Menurut Eka, jabatan gubernur bukan sekadar perpanjangan tangan pemerintah pusat dalam sistem dekonsentrasi, melainkan juga pemegang otoritas politik yang sah dari rakyat.
“Gubernur itu bukan hanya kepala birokrasi, tapi juga pemimpin rakyat. Jadi, harus mau turun ke bawah, menyentuh langsung masyarakat,” ucap Eka.
Namun, Eka juga menyoroti beberapa kebijakan Dedi Mulyadi yang dinilainya perlu dikritisi, terutama dari sisi tata kelola pemerintahan dan aturan main yang berlaku.
“Gubernur itu memang harus berimprovisasi, tapi tetap ada rambu-rambu. Nah, ini yang kemudian perlu jadi perhatian.
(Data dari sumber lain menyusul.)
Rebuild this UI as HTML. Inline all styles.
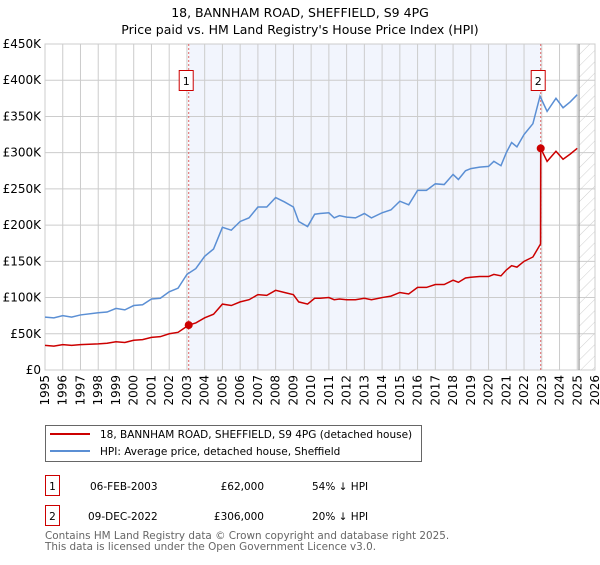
<!DOCTYPE html>
<html><head><meta charset="utf-8"><style>
body{margin:0;background:#fff;width:600px;height:560px;overflow:hidden;font-family:"Liberation Sans","DejaVu Sans",sans-serif;}
svg text{font-family:"DejaVu Sans","Liberation Sans",sans-serif;}
</style></head><body>
<svg id="chart" width="600" height="560" viewBox="0 0 600 560">
<defs>
<pattern id="hatch" width="8" height="8" patternUnits="userSpaceOnUse" patternTransform="rotate(45)">
<line x1="0" y1="0" x2="0" y2="8" stroke="#d0d0d0" stroke-width="1"/>
</pattern>
</defs>
<text x="300" y="17" text-anchor="middle" font-size="12.5" fill="#000">18, BANNHAM ROAD, SHEFFIELD, S9 4PG</text>
<text x="300" y="34" text-anchor="middle" font-size="12.5" fill="#000">Price paid vs. HM Land Registry's House Price Index (HPI)</text>
<g id="plot"></g>
<g>
<rect x="45.5" y="425.5" width="376" height="36" fill="#fff" stroke="#666"/>
<line x1="50" y1="434" x2="90" y2="434" stroke="#cc0000" stroke-width="2"/>
<text x="100" y="438" font-size="10.5">18, BANNHAM ROAD, SHEFFIELD, S9 4PG (detached house)</text>
<line x1="50" y1="451" x2="90" y2="451" stroke="#5b8fd4" stroke-width="2"/>
<text x="100" y="455" font-size="10.5">HPI: Average price, detached house, Sheffield</text>
</g>
<g font-size="10.5">
<rect x="45.5" y="475.5" width="14" height="20" fill="#fff" stroke="#cc0000"/>
<text x="52.5" y="490" text-anchor="middle">1</text>
<text x="90" y="490">06-FEB-2003</text>
<text x="264" y="490" text-anchor="end">£62,000</text>
<text x="312" y="490">54% ↓ HPI</text>
</g>
<g font-size="10.5">
<rect x="45.5" y="505.5" width="14" height="20" fill="#fff" stroke="#cc0000"/>
<text x="52.5" y="520" text-anchor="middle">2</text>
<text x="88" y="520">09-DEC-2022</text>
<text x="264" y="520" text-anchor="end">£306,000</text>
<text x="312" y="520">20% ↓ HPI</text>
</g>
<text x="45" y="539" font-size="10.4" fill="#666">Contains HM Land Registry data © Crown copyright and database right 2025.</text>
<text x="45" y="550" font-size="10.4" fill="#666">This data is licensed under the Open Government Licence v3.0.</text>
</svg>
<script>
const yTicks = [0,50000,100000,150000,200000,250000,300000,350000,400000,450000];
const yTickLabels = ["£0","£50K","£100K","£150K","£200K","£250K","£300K","£350K","£400K","£450K"];
const xYears = [1995,1996,1997,1998,1999,2000,2001,2002,2003,2004,2005,2006,2007,2008,2009,2010,2011,2012,2013,2014,2015,2016,2017,2018,2019,2020,2021,2022,2023,2024,2025,2026];
const hpiDates = [1995,1995.5,1996,1996.5,1997,1998,1998.5,1999,1999.5,2000,2000.5,2001,2001.5,2002,2002.5,2003,2003.5,2004,2004.5,2005,2005.5,2006,2006.5,2007,2007.5,2008,2008.5,2009,2009.3,2009.8,2010.2,2010.5,2011,2011.3,2011.6,2012,2012.5,2013,2013.4,2014,2014.5,2015,2015.5,2016,2016.5,2017,2017.5,2018,2018.3,2018.7,2019,2019.5,2020,2020.3,2020.7,2021,2021.3,2021.6,2022,2022.5,2022.9,2023.3,2023.8,2024.2,2024.6,2025];
const hpiValues = [73000,72000,75000,73000,76000,79000,80000,85000,83000,89000,90000,98000,99000,108000,113000,132000,140000,157000,167000,197000,193000,205000,210000,225000,225000,238000,232000,225000,205000,198000,215000,216000,217000,210000,213000,211000,210000,216000,210000,217000,221000,233000,228000,248000,248000,257000,256000,270000,263000,275000,278000,280000,281000,288000,282000,300000,314000,308000,325000,340000,378000,357000,375000,362000,370000,380000];
const redDates = [1995,1995.5,1996,1996.5,1997,1998,1998.5,1999,1999.5,2000,2000.5,2001,2001.5,2002,2002.5,2003.1,2003.5,2004,2004.5,2005,2005.5,2006,2006.5,2007,2007.5,2008,2008.5,2009,2009.3,2009.8,2010.2,2010.5,2011,2011.3,2011.6,2012,2012.5,2013,2013.4,2014,2014.5,2015,2015.5,2016,2016.5,2017,2017.5,2018,2018.3,2018.7,2019,2019.5,2020,2020.3,2020.7,2021,2021.3,2021.6,2022,2022.5,2022.93,2022.94,2023.3,2023.8,2024.2,2024.6,2025];
const redValues = [34000,33000,35000,34000,35000,36000,37000,39000,38000,41000,42000,45000,46000,50000,52000,62000,65000,72000,77000,91000,89000,94000,97000,104000,103000,110000,107000,104000,94000,91000,99000,99000,100000,97000,98000,97000,97000,99000,97000,100000,102000,107000,105000,114000,114000,118000,118000,124000,121000,127000,128000,129000,129000,132000,130000,138000,144000,142000,150000,156000,174000,306000,288000,302000,291000,298000,306000];
const saleDates = [2003.1,2022.94];
const salePrices = [62000,306000];
const saleLabels = ["1","2"];
const dataEnd = 2025.1;

const X0=45,X1=595,Y0=370,Y1=44;
const xs = d => X0 + (d-1995)/(2026-1995)*(X1-X0);
const ys = v => Y0 - v/450000*(Y0-Y1);
const NS="http://www.w3.org/2000/svg";
const g=document.getElementById('plot');
function mk(tag,attrs){const e=document.createElementNS(NS,tag);for(const k in attrs)e.setAttribute(k,attrs[k]);g.appendChild(e);return e;}

let sh=mk('rect',{x:xs(saleDates[0]),y:Y1,width:xs(saleDates[1])-xs(saleDates[0]),height:Y0-Y1,fill:'#f2f5fd'});


let ht=mk('rect',{x:xs(dataEnd),y:Y1,width:X1-xs(dataEnd),height:Y0-Y1,fill:'url(#hatch)'});



yTicks.forEach((t,i)=>{
  const l=mk('line',{x1:X0,x2:X1,y1:ys(t),y2:ys(t),stroke:'#ccc','stroke-width':1});
  
  
  const tx=mk('text',{x:X0-4,y:ys(t)+4,'text-anchor':'end','font-size':12,fill:'#000'});
  tx.textContent=yTickLabels[i];
  
  
});
xYears.forEach(yr=>{
  const l=mk('line',{x1:xs(yr),x2:xs(yr),y1:Y1,y2:Y0,stroke:'#ccc','stroke-width':1});
  
  
  const tx=mk('text',{x:0,y:0,'text-anchor':'end','font-size':12,fill:'#000',transform:`translate(${xs(yr)+4},${Y0+5}) rotate(-90)`});
  tx.textContent=yr;
  
  
});
let bd=mk('rect',{x:X0,y:Y1,width:X1-X0,height:Y0-Y1,fill:'none',stroke:'#ccc'});


let el=mk('line',{x1:xs(dataEnd),x2:xs(dataEnd),y1:Y1,y2:Y0,stroke:'#999','stroke-width':1.2});



saleDates.forEach((d,i)=>{
  const l=mk('line',{x1:xs(d),x2:xs(d),y1:Y1,y2:Y0,stroke:'#e06666','stroke-width':1,'stroke-dasharray':'2,2'});
  
  
});

const hp=mk('polyline',{points:hpiDates.map((d,i)=>xs(d)+','+ys(hpiValues[i])).join(' '),fill:'none',stroke:'#5b8fd4','stroke-width':1.5});


const rp=mk('polyline',{points:redDates.map((d,i)=>xs(d)+','+ys(redValues[i])).join(' '),fill:'none',stroke:'#cc0000','stroke-width':1.5});



saleDates.forEach((d,i)=>{
  const c=mk('circle',{cx:xs(d),cy:ys(salePrices[i]),r:4,fill:'#cc0000'});
  
  
  const r=mk('rect',{x:xs(d)-9.5,y:70.5,width:14,height:20,fill:'#fff',stroke:'#cc0000'});
  
  
  const t=mk('text',{x:xs(d)-2.5,y:85,'text-anchor':'middle','font-size':11,fill:'#000'});
  t.textContent=saleLabels[i];
  
  
});
</script>
</body></html>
Ada beberapa langkah Kang Dedi yang dari sisi aturan tampak kurang tepat,” ujarnya.
Eka merujuk pada beberapa kebijakan kontroversial yang sempat memicu polemik, termasuk dinamika internal antara gubernur dan wakil gubernur, hingga polemik yang sampai membuat DPRD turun tangan untuk menggelar rapat khusus.
Meski begitu, Eka menegaskan kritiknya bukan dilandasi sentimen pribadi maupun politik.
“Saya baik secara pribadi dengan beliau. Pernah beberapa kali bertemu dan saling memberi apresiasi. Tapi ini soal posisi publik, harus objektif,” tegas Eka.
Satu di antara hal yang menjadi perhatian Eka adalah tagline yang diusung Dedi Mulyadi dalam memimpin Jawa Barat.
“Saya tidak tahu penilaian para akademisi, tapi Jawa Barat ini dibangun dengan proses historis panjang. Ada nilai-nilai kultural yang harus dijaga. Ketika menyusun narasi besar, termasuk tagline, seharusnya memperhatikan itu,” kata Eka.
Bagi Eka, kepemimpinan yang kuat bukan hanya soal keberanian turun ke masyarakat, tapi juga kesadaran terhadap sistem dan nilai yang membentuk identitas daerah.
“Semangatnya saya hargai. Tapi tetap harus terikat pada nilai-nilai yang sudah jadi fondasi Jawa Barat, yaitu gemah ripah rapih,” ujarnya.